Monday, 27 August 2018

The Wanderer - Michael Ridpath

Michael Ridpath has written umpteen books about policeman Magnus Jonson but this is my first one. There seemed to be several references to a past that might be worth exploring in previous books since Magnus seems to be a likeable, if ever so slightly flawed, character, personable and zealous in the execution of his duty. 

Since I don’t believe in coincidences and having very recently read The Sealwoman’s Gift by Sally Magnusson I’m wondering if this is the year of the Icelandic novel for me?! Certainly the tale does credit to the country, aside from the crime of course! The writer conveys a real sense of Iceland; what it is to live, work and travel to and from a country deemed to be the most sparsely populated in Europe.  Clearly he loves the country. The book is rich, too, in the history and legends of Iceland and it is that which provides the catalyst for the fiction. Yet the book has a truly international flavour. An Italian tourist is murdered close to a location where a documentary film crew are making a film about Gudrid The Wanderer. When there is a second murder it becomes clear that this is far from being a ‘simple’ crime. 

What follows struck me sometimes as a cross between Dan Brown and Stieg Larsson, Icelandic style!! It’s a myriad spider web of blurred lines and half truths, tangled relationships, red herrings and twos and twos making fives. But as with most crime stories you know as you are reading that the perpetrator is there right in front of your eyes. But can you make the right connections? Can you get there before the police do? I found the plot enjoyable and thought provoking but I can’t say why or I’d have to indulge in a spoiler and I’m just not in the mood!!

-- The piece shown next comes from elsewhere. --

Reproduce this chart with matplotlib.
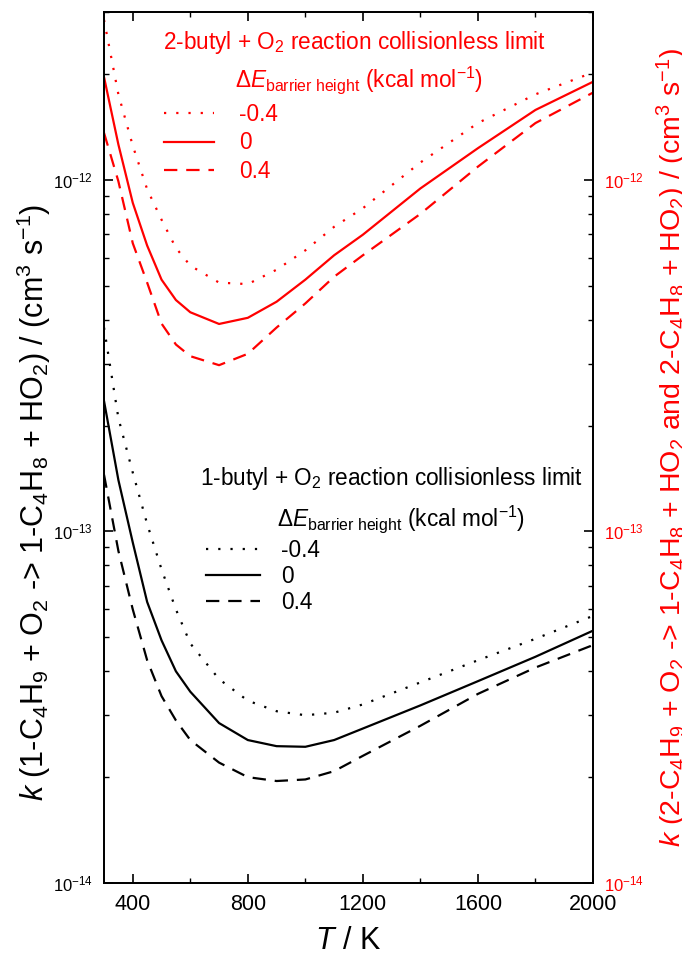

But in fact there was more than one plot at play in this engrossing story which bulked it out a bit. But if I’m honest I’m not sure exactly what it added to the book as a whole other than allow some character development for Magnus. 

Although blurbed as a thriller I feel that is a little misleading it’s more an historically flavoured crime fiction. It’s easy to read with a comfortable narrative style from an experienced writer. It must surely satisfy fans of Ridpath and Magnus and gain some new ones in the process. 

Many thanks to Readers First and Corvus books for the opportunity to read this. Michael Ridpath is now definitely on my radar.